# Balls in a box probabilities

A box is filled out by $1,000$ balls. The box can be thought of as containing $V$ sites and $V$ balls, with $V=1,000$. The box is repeatedly shaken, so that each ball has enough time to visit all $1,000$ sites. The ball are identical, except for being uniquely numbered from $1$ to $1,000$.

What is the probability that all of the balls labeled from $1$ to $100$ lie in the left hand side of the box?

What is the probability that exactly $P$ of the balls labeled $1$ to $100$ lie in the left hand side of the box?

Using Stirling's approximation, show that this probability is approximately Gaussian. Calculate the mean of $P$. calculate the root mean square fluctuations of $P$ about the mean. Is the Gaussian approximation good?

Any insight is greatly appreciated.

• Imagine that the balls are given random positions one at a time. So first ball number 1 is placed in a random position. Then ball number 2 is placed in one the 999 remaining positions, and so on. This point of view makes the problem easier. – Daan Michiels Oct 23 '12 at 15:33
• I understand that, but don't know hat the probability of finding balls 1-100 on the left hand side would be... 500 balls on lhs, need 1-100. I don't know how to set up the distribution. And then how this distribution would change for P. i understand the question, just can't set up the distributions properly. – Alex Trent Oct 23 '12 at 15:37
• What are these "sites" mentioned in the problem? – Thomas Andrews Oct 23 '12 at 15:47
• You can think of the box containing V balls and V sites, with V=1000 – Alex Trent Oct 23 '12 at 15:54
• In your suggested comment, you were taking "on the left" to be the extreme left. The rest of the problem suggests that it should be "on the left side of the box". I have made that more explicit. – Ross Millikan Oct 23 '12 at 16:29

Hint: for the first, think of looking at the balls in order. What is the chance that ball $1$ is on the left side of the box? Given that it is on the left, and occupying one site, what is the chance that ball $2$ is on the left side of the box? You should be able to write this in terms of combinations, which will help with the thinking on the second part.
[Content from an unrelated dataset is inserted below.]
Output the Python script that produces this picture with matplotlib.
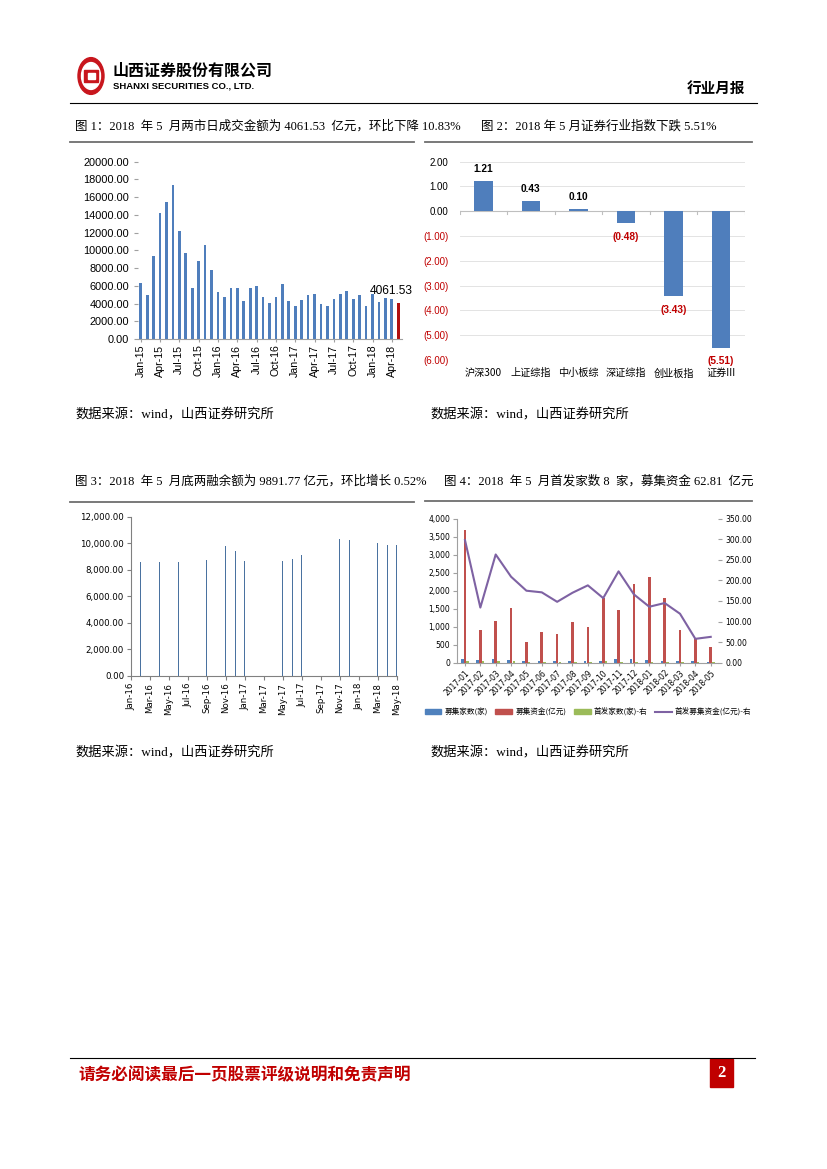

For the second, choose $P$ of the balls $1-100$ to be on the left side of the box. How many ways are there to do that? Then choose where they go on the left. How many ways are there to do that? Then choose where the $100-P$ go on the right. How many ways to do that? The product is the number of ways to get $P$ out of $1-100$ on the left.

• Comment from Alex Trent: I'm sorry, I don't follow what you said. There are 1000 balls and 1000 sites. 500 of these sites are on the left hand side. balls 1-100 represent 1/10 of the total number of balls, and therefore occupy 1/10 of the sites. but on the left hand side, they occupy 1/5 of the sites. so the probability that balls 1-100 are on the left hand side is 1/5? – Brian M. Scott Oct 23 '12 at 17:08
• @Alex Trent: No, the first ball has chance $\frac {500}{1000}$ to be on the left. The second $\frac {499}{999}$ to be on the left as one site is taken. – Ross Millikan Oct 23 '12 at 18:28

Note:   "Not otherwise distinguishable" simply means that there is no bias in where balls land all distinct outcomes — all distinct arrangements of balls in the box are equally likely.   So we may measure probability by comparing counts of permutations of arrangements: favoured versus total.

What is the probability that all of the balls labelled from $1$ to $100$ lie in the left hand side of the box?

• Favoured space: count ways to select all $100$ of the $100$ special balls and $500-100$ of $1000-100$ non special balls. (Special meaning labelled 100 or less)
• Total space: count ways select any $500$ of all $1000$ balls.

What is the probability that exactly $P$ of the balls labelled $1$ to $100$ lie in the left hand side of the box?

• Favoured space: count selections of only $P$ of the $100$ special balls and $500-P$ of $1000-100$ non-special balls.
• Total space: count selections of any $500$ of all $1000$ balls.

Verification: when $P = 100$ the answers should be the same.